Given task
Report the count of lines where the string "page" appears, and nothing else.

Source material
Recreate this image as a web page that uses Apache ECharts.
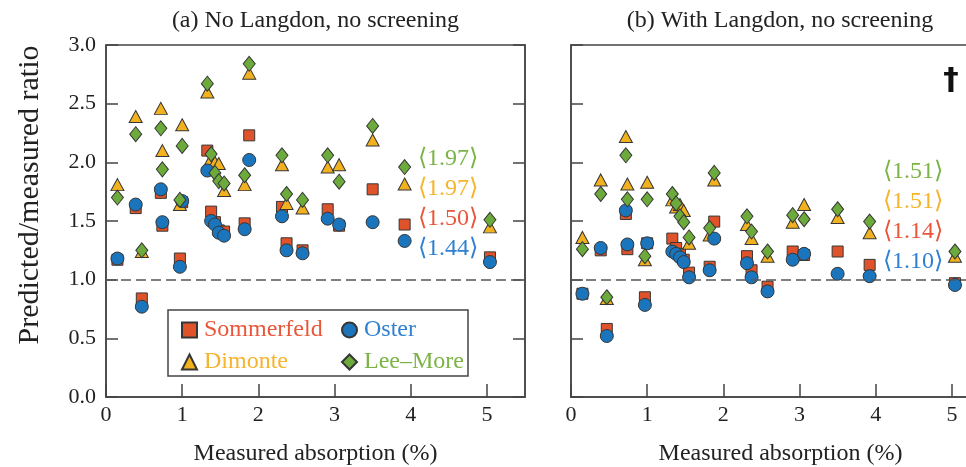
<!DOCTYPE html>
<html>
<head>
<meta charset="utf-8">
<script src="https://cdn.jsdelivr.net/npm/echarts@6/dist/echarts.min.js"></script>
<style>
  html, body { margin: 0; padding: 0; background: #fff; }
  #chart { width: 966px; height: 467px; }
</style>
</head>
<body>
<div id="chart"></div>
<script>
// Measured absorption (%) of each shot, shared by both panels
const absorption = [0.15, 0.39, 0.47, 0.72, 0.74, 1.00, 0.97, 1.33, 1.38, 1.43, 1.48, 1.55,
                    1.88, 1.82, 2.31, 2.37, 2.58, 2.91, 3.06, 3.50, 3.92, 5.04];

// (a) No Langdon, no screening: predicted/measured ratio per model
const sommerfeldA = [1.17, 1.61, 0.84, 1.74, 1.46, 1.66, 1.18, 2.10, 1.58, 1.49, 1.42, 1.41,
                     2.23, 1.48, 1.62, 1.31, 1.25, 1.60, 1.46, 1.77, 1.47, 1.19];
const dimonteA    = [1.81, 2.39, 1.24, 2.46, 2.10, 2.32, 1.64, 2.60, 2.03, 2.00, 1.99, 1.76,
                     2.76, 1.81, 1.98, 1.65, 1.61, 1.96, 1.98, 2.19, 1.815, 1.45];
const osterA      = [1.18, 1.64, 0.77, 1.77, 1.49, 1.67, 1.11, 1.93, 1.50, 1.47, 1.40, 1.375,
                     2.02, 1.43, 1.54, 1.25, 1.225, 1.52, 1.47, 1.49, 1.33, 1.15];
const leeMoreA    = [1.70, 2.24, 1.25, 2.29, 1.94, 2.14, 1.68, 2.67, 2.07, 1.91, 1.84, 1.82,
                     2.84, 1.89, 2.06, 1.73, 1.68, 2.06, 1.835, 2.31, 1.96, 1.51];

// (b) With Langdon, no screening
const sommerfeldB = [0.88, 1.25, 0.58, 1.56, 1.26, 1.31, 0.85, 1.35, 1.27, 1.22, 1.17, 1.06,
                     1.495, 1.11, 1.20, 1.08, 0.94, 1.24, 1.21, 1.24, 1.126, 0.97];
const dimonteB    = [1.36, 1.85, 0.84, 2.22, 1.815, 1.83, 1.17, 1.68, 1.62, 1.64, 1.59, 1.31,
                     1.85, 1.38, 1.47, 1.35, 1.20, 1.49, 1.64, 1.53, 1.40, 1.20];
const osterB      = [0.88, 1.27, 0.52, 1.59, 1.30, 1.31, 0.785, 1.24, 1.22, 1.19, 1.15, 1.02,
                     1.35, 1.08, 1.14, 1.02, 0.90, 1.17, 1.22, 1.05, 1.03, 0.955];
const leeMoreB    = [1.26, 1.73, 0.85, 2.06, 1.685, 1.685, 1.20, 1.73, 1.65, 1.54, 1.49, 1.36,
                     1.91, 1.44, 1.54, 1.41, 1.24, 1.55, 1.515, 1.60, 1.495, 1.24];

// Mean ratios, listed Lee-More, Dimonte, Sommerfeld, Oster
const meansA = ['1.97', '1.97', '1.50', '1.44'];
const meansB = ['1.51', '1.51', '1.14', '1.10'];

const panelTitles = ['(a) No Langdon, no screening', '(b) With Langdon, no screening'];
const xTitle = 'Measured absorption (%)';
const yTitle = 'Predicted/measured ratio';

const SERIF = 'Liberation Serif, Times New Roman, serif';
const AXIS = '#444';
const EDGE = '#363636';

const models = {
  Sommerfeld: { symbol: 'rect', size: 11, fill: '#e0532a', text: '#e8573a' },
  Dimonte:    { symbol: 'triangle', size: [13, 12], fill: '#f2b11f', text: '#f5b42c' },
  Oster:      { symbol: 'circle', size: 13, fill: '#1b75bc', text: '#2f80d0' },
  'Lee\u2013More': { symbol: 'diamond', size: [12, 15], fill: '#6caa3c', text: '#7bb446' }
};
const meanColors = [models['Lee\u2013More'].text, models.Dimonte.text, models.Sommerfeld.text, models.Oster.text];

const pairs = ys => absorption.map((x, i) => [x, ys[i]]);

function scatter(name, ys, gi) {
  const m = models[name];
  return {
    type: 'scatter', name, xAxisIndex: gi, yAxisIndex: gi === 0 ? 0 : 2,
    symbol: m.symbol, symbolSize: m.size,
    itemStyle: { color: m.fill, borderColor: EDGE, borderWidth: 1, opacity: 1 },
    emphasis: { disabled: true },
    data: pairs(ys)
  };
}

function refLine() {
  return {
    silent: true, symbol: ['none', 'none'], label: { show: false },
    lineStyle: { color: '#555', width: 1.5, type: [10, 5] },
    data: [{ yAxis: 1 }]
  };
}

const series = [
  scatter('Sommerfeld', sommerfeldA, 0),
  scatter('Dimonte', dimonteA, 0),
  scatter('Oster', osterA, 0),
  scatter('Lee\u2013More', leeMoreA, 0),
  scatter('Sommerfeld', sommerfeldB, 1),
  scatter('Dimonte', dimonteB, 1),
  scatter('Oster', osterB, 1),
  scatter('Lee\u2013More', leeMoreB, 1)
];
series[0].markLine = refLine();
series[4].markLine = refLine();

function xAxis(gi) {
  return {
    gridIndex: gi, type: 'value', min: 0, max: 5.5, interval: 1,
    axisLine: { lineStyle: { color: AXIS, width: 1.5 } },
    axisTick: { inside: true, length: 13, lineStyle: { color: AXIS, width: 1.5 } },
    axisLabel: { margin: 7, fontFamily: SERIF, fontSize: 22, color: '#222', showMaxLabel: false,
                 formatter: v => (Number.isInteger(v) ? String(v) : '') },
    splitLine: { show: false },
    name: xTitle, nameLocation: 'middle', nameGap: 45,
    nameTextStyle: { fontFamily: SERIF, fontSize: 24, color: '#222' }
  };
}

function yAxis(gi, opts) {
  return Object.assign({
    gridIndex: gi, type: 'value', min: 0, max: 3, interval: 0.5,
    axisLine: { show: true, lineStyle: { color: AXIS, width: 1.5 } },
    axisTick: { show: true, inside: true, length: 12, lineStyle: { color: AXIS, width: 1.5 } },
    axisLabel: { show: false },
    splitLine: { show: false }
  }, opts);
}

const graphics = [];
// panel headings
[[315.5, 21], [780, 21]].forEach((p, i) => graphics.push({
  type: 'text', x: p[0], y: p[1], silent: true,
  style: { text: panelTitles[i], fontFamily: SERIF, fontSize: 24, fill: '#222', align: 'center', verticalAlign: 'middle' }
}));
// vertical axis title
graphics.push({
  type: 'text', x: 30, y: 195, rotation: Math.PI / 2, silent: true,
  style: { text: yTitle, fontFamily: SERIF, fontSize: 30, fill: '#222', align: 'center', verticalAlign: 'middle' }
});
// mean ratio annotations
[[448, meansA], [913, meansB]].forEach(([cx, vals], k) => {
  const top = k === 0 ? 159 : 172;
  vals.forEach((v, i) => graphics.push({
    type: 'text', x: cx, y: top + i * 30, silent: true,
    style: { text: '\u27E8' + v + '\u27E9', fontFamily: SERIF, fontSize: 24, fill: meanColors[i], align: 'center', verticalAlign: 'middle' }
  }));
});
// dagger mark on panel (b)
graphics.push({
  type: 'text', x: 951, y: 81, silent: true,
  style: { text: '\u2020', fontFamily: 'DejaVu Sans', fontWeight: 'bold', fontSize: 31, fill: '#111', align: 'center', verticalAlign: 'middle' }
});
// legend frame
graphics.push({
  type: 'rect', silent: true,
  shape: { x: 168, y: 310, width: 300, height: 66 },
  style: { fill: '#fff', stroke: AXIS, lineWidth: 1.5 }, z: 5
});

const legendBase = {
  orient: 'vertical', top: 313, itemWidth: 15, itemHeight: 15, itemGap: 8, z: 10,
  textStyle: { fontFamily: SERIF, fontSize: 24, padding: [0, 0, 0, 2] }
};

const option = {
  animation: false,
  backgroundColor: '#fff',
  // panel (b) is wider than the page and runs past its right edge
  grid: [
    { left: 106, top: 45, width: 419, height: 352, show: true, borderColor: AXIS, borderWidth: 1.5,
      backgroundColor: 'transparent', outerBoundsMode: 'none' },
    { left: 571, top: 45, width: 419, height: 352, show: true, borderColor: AXIS, borderWidth: 1.5,
      backgroundColor: 'transparent', outerBoundsMode: 'none' }
  ],
  xAxis: [xAxis(0), xAxis(1)],
  yAxis: [
    yAxis(0, { axisLabel: { show: true, margin: 10, fontFamily: SERIF, fontSize: 22, color: '#222', formatter: v => v.toFixed(1) } }),
    yAxis(0, { position: 'right' }),
    yAxis(1, {})
  ],
  legend: [
    Object.assign({}, legendBase, { left: 176, data: ['Sommerfeld', 'Dimonte'].map(n => ({ name: n, textStyle: { color: models[n].text } })) }),
    Object.assign({}, legendBase, { left: 336, data: ['Oster', 'Lee\u2013More'].map(n => ({ name: n, textStyle: { color: models[n].text } })) })
  ],
  graphic: graphics,
  series
};

const chart = echarts.init(document.getElementById('chart'), null, { renderer: 'canvas' });
chart.setOption(option);
</script>
</body>
</html>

Exercise solution
2